Professor Ransmeier researches local practices revealed in police and judicial records and the intersection of law and family life in modern China. Currently, she is completing a book on the practice of selling people in North China during the Late Qing and Republican periods, the first such work to be devoted to the subject of slavery and human trafficking in China during this period. Her research efforts within China’s judicial archives have also led her to new areas of interest extending beyond trafficking cases.

Professor Pomeranz's work focuses mostly on China, though he is also very interested in comparative and world history, particularly long-term global economic trends. Most of his research is in social, economic, and environmental history, though he has also worked on state formation, imperialism, religion, gender, and other topics. His publications include The Great Divergence: China, Europe, and the Making of the Modern World Economy (2000), which won the John K. Fairbank Prize from the American Historical Association, and shared the World History Association book prize.



Professor Long's research and teaching interests include modern Japanese literature, regional and subnational literatures, publishing history, environmental history and criticism, media theory, and digital humanities. His first book, On Uneven Ground: Miyazawa Kenji and the Making of Place in Modern Japan (2011), examines the ways in which artistic and literary activity intersected with ideas about place and locality in Japan’s prewar period. He is currently working on a project that considers postal technologies of late 19th and early 20th century Japan as forms of “new media.” He is focusing on the ways these technologies impacted practices of writing—literary or otherwise—and how they may or may not have altered established patterns and ideas of social association and communication.

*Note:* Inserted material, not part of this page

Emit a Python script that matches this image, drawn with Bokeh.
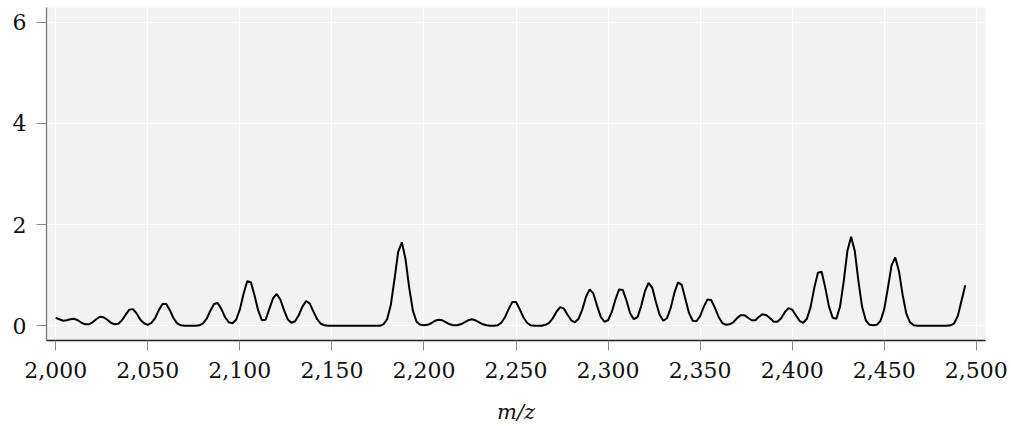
from bokeh.plotting import figure
from bokeh.models import Range1d, NumeralTickFormatter, FixedTicker, ColumnDataSource
from bokeh.embed import file_html
from bokeh.resources import INLINE

# m/z sample grid (every 2 units)
mz = list(range(2000, 2496, 2))

# intensity, one value per m/z sample
intensity = [
    0.16, 0.13, 0.10, 0.11, 0.13, 0.14, 0.11, 0.06, 0.03, 0.03,   # 2000-2018
    0.07, 0.13, 0.18, 0.17, 0.12, 0.06, 0.03, 0.04, 0.11, 0.22,   # 2020-2038
    0.32, 0.33, 0.24, 0.12, 0.05, 0.02, 0.06, 0.15, 0.31, 0.43,   # 2040-2058
    0.43, 0.31, 0.15, 0.05, 0.01, 0.00, 0.00, 0.00, 0.00, 0.01,   # 2060-2078
    0.05, 0.14, 0.30, 0.43, 0.45, 0.33, 0.17, 0.07, 0.05, 0.12,   # 2080-2098
    0.32, 0.63, 0.88, 0.86, 0.60, 0.30, 0.11, 0.12, 0.33, 0.54,   # 2100-2118
    0.63, 0.52, 0.31, 0.13, 0.06, 0.09, 0.21, 0.38, 0.49, 0.44,   # 2120-2138
    0.28, 0.13, 0.04, 0.01, 0.00, 0.00, 0.00, 0.00, 0.00, 0.00,   # 2140-2158
    0.00, 0.00, 0.00, 0.00, 0.00, 0.00, 0.00, 0.00, 0.00, 0.03,   # 2160-2178
    0.13, 0.41, 0.92, 1.46, 1.65, 1.32, 0.75, 0.30, 0.08, 0.02,   # 2180-2198
    0.01, 0.02, 0.05, 0.10, 0.12, 0.11, 0.07, 0.03, 0.01, 0.01,   # 2200-2218
    0.03, 0.07, 0.11, 0.13, 0.11, 0.07, 0.03, 0.01, 0.00, 0.00,   # 2220-2238
    0.01, 0.06, 0.17, 0.33, 0.47, 0.47, 0.33, 0.17, 0.06, 0.01,   # 2240-2258
    0.00, 0.00, 0.00, 0.02, 0.06, 0.15, 0.28, 0.37, 0.34, 0.22,   # 2260-2278
    0.11, 0.07, 0.14, 0.32, 0.57, 0.72, 0.64, 0.40, 0.18, 0.08,   # 2280-2298
    0.11, 0.27, 0.52, 0.72, 0.71, 0.50, 0.25, 0.13, 0.17, 0.39,   # 2300-2318
    0.68, 0.85, 0.75, 0.47, 0.22, 0.10, 0.15, 0.35, 0.65, 0.86,   # 2320-2338
    0.81, 0.53, 0.25, 0.10, 0.09, 0.19, 0.38, 0.52, 0.51, 0.36,   # 2340-2358
    0.18, 0.06, 0.02, 0.03, 0.07, 0.15, 0.21, 0.21, 0.16, 0.11,   # 2360-2378
    0.11, 0.18, 0.23, 0.21, 0.15, 0.08, 0.08, 0.15, 0.27, 0.35,   # 2380-2398
    0.32, 0.21, 0.10, 0.06, 0.14, 0.37, 0.75, 1.05, 1.07, 0.75,   # 2400-2418
    0.38, 0.16, 0.14, 0.38, 0.88, 1.48, 1.76, 1.48, 0.88, 0.37,   # 2420-2438
    0.11, 0.02, 0.01, 0.02, 0.10, 0.33, 0.75, 1.20, 1.35, 1.08,   # 2440-2458
    0.61, 0.24, 0.07, 0.01, 0.00, 0.00, 0.00, 0.00, 0.00, 0.00,   # 2460-2478
    0.00, 0.00, 0.00, 0.01, 0.05, 0.20, 0.50, 0.80,               # 2480-2494
]

x_ticks = [2000, 2050, 2100, 2150, 2200, 2250, 2300, 2350, 2400, 2450, 2500]
y_ticks = [0, 2, 4, 6]
x_label = "m/z"

source = ColumnDataSource(data=dict(mz=mz, intensity=intensity))

p = figure(
    width=1011, height=426,
    output_backend="svg", toolbar_location=None,
    x_range=Range1d(1995, 2505), y_range=Range1d(-0.29, 6.29),
    min_border_left=46, min_border_right=26, min_border_top=7, min_border_bottom=85,
)
p.background_fill_color = "#f2f2f2"
p.border_fill_color = "white"
p.outline_line_color = None

p.line("mz", "intensity", source=source, line_color="black", line_width=2.0)

p.xaxis.ticker = FixedTicker(ticks=x_ticks)
p.yaxis.ticker = FixedTicker(ticks=y_ticks)
p.xaxis.formatter = NumeralTickFormatter(format="0,0")

p.xgrid.grid_line_color = "white"
p.ygrid.grid_line_color = "white"
p.xgrid.grid_line_width = 1
p.ygrid.grid_line_width = 1

for ax in (p.xaxis[0], p.yaxis[0]):
    ax.major_label_text_font = "DejaVu Serif"
    ax.major_label_text_font_size = "22px"
    ax.major_label_text_color = "#111111"
    ax.major_tick_in = 0
    ax.major_tick_out = 10
    ax.major_tick_line_color = "#8a8a8a"
    ax.major_tick_line_width = 1
    ax.minor_tick_line_color = None
    ax.axis_line_width = 1.3

p.xaxis.axis_line_color = "#222222"
p.yaxis.axis_line_color = "#777777"
p.yaxis.major_label_standoff = 10
p.xaxis.major_label_standoff = 11

p.xaxis.axis_label = x_label
p.xaxis.axis_label_text_font = "DejaVu Serif"
p.xaxis.axis_label_text_font_style = "italic"
p.xaxis.axis_label_text_font_size = "21px"
p.xaxis.axis_label_text_color = "#111111"
p.xaxis.axis_label_standoff = 19

open("out.html", "w").write(file_html(p, INLINE))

Professor Lin specializes in the history of Chinese art and architecture, with a focus on medieval periods. His primary interests in research are visual and material cultural issues in Buddhist art and architecture and China’s funerary practice through history.

Professor Li’s research focuses on the archaeology of Bronze Age China; craft specialization and production, with a specialization on bronze casting technology; and the rise of social complexity, regional interaction, and state formation in ancient China. His current work encompasses the study of state-sponsored bronze production at Houma of the Eastern Zhou period, as well as the research and writing of “Science and Civilisation in China, Volume 5, Part 14: Non-Ferrous Metallurgy,” for the Needham Research Institute in Cambridge, England.